The Girl Who Wrote in Silk

Kelli Estes       Pages: 390       Published: 2015

The book: It’s modern-day Seattle. Inara has graduated and is about to start a corporate job her father has arranged for her.  She’s unenthused with the idea and has other plans that involve an old family home she has inherited on Orcas Island in the Puget Sound. There she finds an old piece of embroidered cloth and sets out to discover its origins.

Mei Lien lives in Seattle during the 1800s, a time period during which racism was rampant. Tragedy befalls her family.

There’s a connection between Mei Lien and Inara, but what is it? What’s the story behind the beautiful embroidery? Will Inara defy her father and follow her dreams?

You might like it because: It’s a very readable story. Estes does a good job of switching back and forward between two time periods. A good read for the beach.

What did other people say?
“Though there are a few unnecessary coincidences, Estes’ debut is a pleasing blend of historical fiction and contemporary drama.” – Kirkus Review

“Estes has drawn on some rich historical resources for this tale and she is capable of writing emotionally resonant scenes. But ultimately — perhaps due to the formulaic expectations of the genre — her story is not entirely convincing.” – The Seattle Times

How quickly will you get into the book? The first two pages are excellent and pull you into Mei Lien’s story straight away.

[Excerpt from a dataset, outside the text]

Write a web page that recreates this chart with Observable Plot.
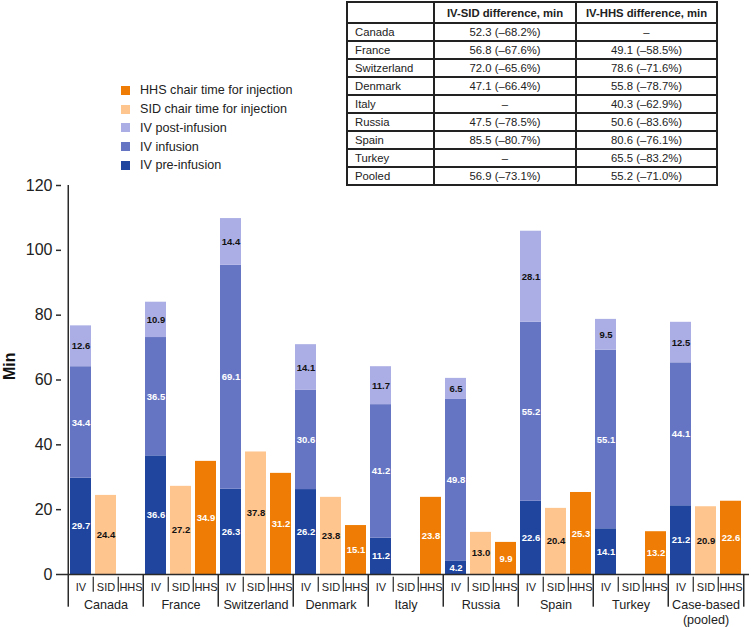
<!DOCTYPE html>
<html>
<head>
<meta charset="utf-8">
<script src="https://cdn.jsdelivr.net/npm/d3@7"></script>
<script src="https://cdn.jsdelivr.net/npm/@observablehq/plot@0.6"></script>
<style>
  html, body { margin: 0; padding: 0; background: #fff; }
  #wrap { position: relative; width: 751px; height: 627px; font-family: "Liberation Sans", Arial, sans-serif; color: #222; overflow: hidden; }
  #chart { position: absolute; left: 0; top: 0; }
  #legend { position: absolute; left: 121px; top: 81px; font-size: 12.6px; }
  #legend .item { height: 18.75px; display: flex; align-items: center; }
  #legend .sw { width: 9px; height: 9px; margin-right: 10px; }
  #tbl { position: absolute; left: 346px; top: 1px; border-collapse: collapse; font-size: 11.3px; color: #222; }
  #tbl td, #tbl th { border: 2px solid #222; padding: 0; height: 16px; line-height: 16px; }
  #tbl th { height: 19px; font-weight: bold; text-align: center; }
  #tbl td.c { text-align: center; }
  #tbl td.n { text-align: left; padding-left: 7px; }
</style>
</head>
<body>
<div id="wrap">
  <div id="chart"></div>
  <div id="legend"></div>
  <table id="tbl"></table>
</div>
<script>
// ---- data ----
const countries = ["Canada", "France", "Switzerland", "Denmark", "Italy", "Russia", "Spain", "Turkey", "Case-based\n(pooled)"];
const subgroups = ["IV", "SID", "HHS"];
const ivPre      = [29.7, 36.6, 26.3, 26.2, 11.2, 4.2, 22.6, 14.1, 21.2];
const ivInfusion = [34.4, 36.5, 69.1, 30.6, 41.2, 49.8, 55.2, 55.1, 44.1];
const ivPost     = [12.6, 10.9, 14.4, 14.1, 11.7, 6.5, 28.1, 9.5, 12.5];
const sidChair   = [24.4, 27.2, 37.8, 23.8, null, 13.0, 20.4, null, 20.9];
const hhsChair   = [null, 34.9, 31.2, 15.1, 23.8, 9.9, 25.3, 13.2, 22.6];
const yTicks = [0, 20, 40, 60, 80, 100, 120];

const seriesNames = ["IV pre-infusion", "IV infusion", "IV post-infusion", "SID chair time for injection", "HHS chair time for injection"];
const legendOrder = ["HHS chair time for injection", "SID chair time for injection", "IV post-infusion", "IV infusion", "IV pre-infusion"];

const tableCountries = ["Canada", "France", "Switzerland", "Denmark", "Italy", "Russia", "Spain", "Turkey", "Pooled"];
const ivSidDiff = ["52.3 (\u201368.2%)", "56.8 (\u201367.6%)", "72.0 (\u201365.6%)", "47.1 (\u201366.4%)", "\u2013", "47.5 (\u201378.5%)", "85.5 (\u201380.7%)", "\u2013", "56.9 (\u201373.1%)"];
const ivHhsDiff = ["\u2013", "49.1 (\u201358.5%)", "78.6 (\u201371.6%)", "55.8 (\u201378.7%)", "40.3 (\u201362.9%)", "50.6 (\u201383.6%)", "80.6 (\u201376.1%)", "65.5 (\u201383.2%)", "55.2 (\u201371.0%)"];
const tableHeader = ["", "IV-SID difference, min", "IV-HHS difference, min"];

// ---- styles ----
const fillColor = {
  "IV pre-infusion": "#1f459f",
  "IV infusion": "#6675c3",
  "IV post-infusion": "#abaee4",
  "SID chair time for injection": "#ffc58f",
  "HHS chair time for injection": "#ef7d05"
};
const labelColor = {
  "IV pre-infusion": "#ffffff",
  "IV infusion": "#ffffff",
  "IV post-infusion": "#111111",
  "SID chair time for injection": "#111111",
  "HHS chair time for injection": "#ffffff"
};

// ---- build table of segments ----
const keys = [];
countries.forEach((c, i) => subgroups.forEach(s => keys.push(`${i}|${s}`)));
const segs = [];
countries.forEach((c, i) => {
  segs.push({key: `${i}|IV`, seg: seriesNames[0], value: ivPre[i]});
  segs.push({key: `${i}|IV`, seg: seriesNames[1], value: ivInfusion[i]});
  segs.push({key: `${i}|IV`, seg: seriesNames[2], value: ivPost[i]});
  if (sidChair[i] != null) segs.push({key: `${i}|SID`, seg: seriesNames[3], value: sidChair[i]});
  if (hhsChair[i] != null) segs.push({key: `${i}|HHS`, seg: seriesNames[4], value: hhsChair[i]});
});

// ---- layout ----
const W = 751, H = 627, mL = 61, mR = 2, mT = 185, mB = 53;
const step = (W - mL - mR) / keys.length;
const k = (H - mT - mB) / 120; // px per minute, for below-axis separators
const major = -32.7 / k, minorTop = -2.7 / k, minorBot = -17.7 / k;
const lineColor = "#2a2a2a";

const majorKeys = countries.map((c, i) => `${i}|IV`);
const minorKeys = countries.flatMap((c, i) => [`${i}|SID`, `${i}|HHS`]);
const midKeys = countries.map((c, i) => `${i}|SID`);

const chart = Plot.plot({
  width: W, height: H,
  marginLeft: mL, marginRight: mR, marginTop: mT, marginBottom: mB,
  style: {fontFamily: "'Liberation Sans', Arial, sans-serif", background: "transparent", color: "#222", overflow: "visible"},
  x: {type: "band", domain: keys, paddingInner: 0, paddingOuter: 0},
  y: {domain: [0, 120]},
  color: {type: "identity"},
  marks: [
    Plot.barY(segs, {x: "key", y: "value", fill: d => fillColor[d.seg], insetLeft: 2, insetRight: 2}),
    Plot.text(segs, Plot.stackY({x: "key", y: "value", text: d => d.value.toFixed(1), fill: d => labelColor[d.seg], fontSize: 9.5, fontWeight: "bold"})),
    Plot.axisY({ticks: yTicks, tickSize: 5, tickPadding: 4, fontSize: 16, label: null, stroke: lineColor, strokeWidth: 1.5}),
    Plot.text(["Min"], {frameAnchor: "left", dx: -52, rotate: -90, text: d => d, fontSize: 16, fontWeight: "bold", fill: "#111"}),
    Plot.axisX({ticks: keys, tickFormat: d => d.split("|")[1], tickSize: 0, tickPadding: 9, fontSize: 11, label: null}),
    Plot.axisX({ticks: midKeys, tickFormat: d => countries[+d.split("|")[0]], tickSize: 0, tickPadding: 24, fontSize: 12.6, lineHeight: 1.18, label: null}),
    Plot.ruleY([0], {stroke: lineColor, strokeWidth: 1.5}),
    Plot.ruleX(majorKeys, {x: d => d, y1: 0, y2: major, dx: -step / 2, stroke: lineColor, strokeWidth: 1.5}),
    Plot.ruleX([keys[keys.length - 1]], {x: d => d, y1: 0, y2: major, dx: step / 2, stroke: lineColor, strokeWidth: 1.5}),
    Plot.ruleX([keys[0]], {x: d => d, y1: 120, y2: 0, dx: -step / 2, stroke: lineColor, strokeWidth: 1.5}),
    Plot.ruleX(minorKeys, {x: d => d, y1: minorTop, y2: minorBot, dx: -step / 2, stroke: lineColor, strokeWidth: 1.2})
  ]
});
document.getElementById("chart").appendChild(chart);

// ---- legend ----
const leg = document.getElementById("legend");
legendOrder.forEach(name => {
  const it = document.createElement("div");
  it.className = "item";
  const sw = document.createElement("span");
  sw.className = "sw";
  sw.style.background = fillColor[name];
  const tx = document.createElement("span");
  tx.textContent = name;
  it.appendChild(sw); it.appendChild(tx);
  leg.appendChild(it);
});

// ---- table ----
const tbl = document.getElementById("tbl");
const colW = [85, 140, 139];
const hr = document.createElement("tr");
tableHeader.forEach((h, j) => {
  const th = document.createElement("th");
  th.textContent = h;
  th.style.width = colW[j] + "px";
  hr.appendChild(th);
});
tbl.appendChild(hr);
tableCountries.forEach((c, i) => {
  const tr = document.createElement("tr");
  [c, ivSidDiff[i], ivHhsDiff[i]].forEach((v, j) => {
    const td = document.createElement("td");
    td.textContent = v;
    td.className = j === 0 ? "n" : "c";
    tr.appendChild(td);
  });
  tbl.appendChild(tr);
});
</script>
</body>
</html>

You might not like it because: What starts as a piece of promising historical fiction morphs into more of a romance novel.  If you prefer something with more gravitas, skip this book.

What might you read next?
You could continue with a Chinese theme and pick up a novel whose storyline is split between rural China and California. Read The Tea Girl of Hummingbird Lane by Lisa See.

Or stick with Seattle and read Girls Burn Brighter by Shobha Rao, where the story starts in India but then moves to Seattle.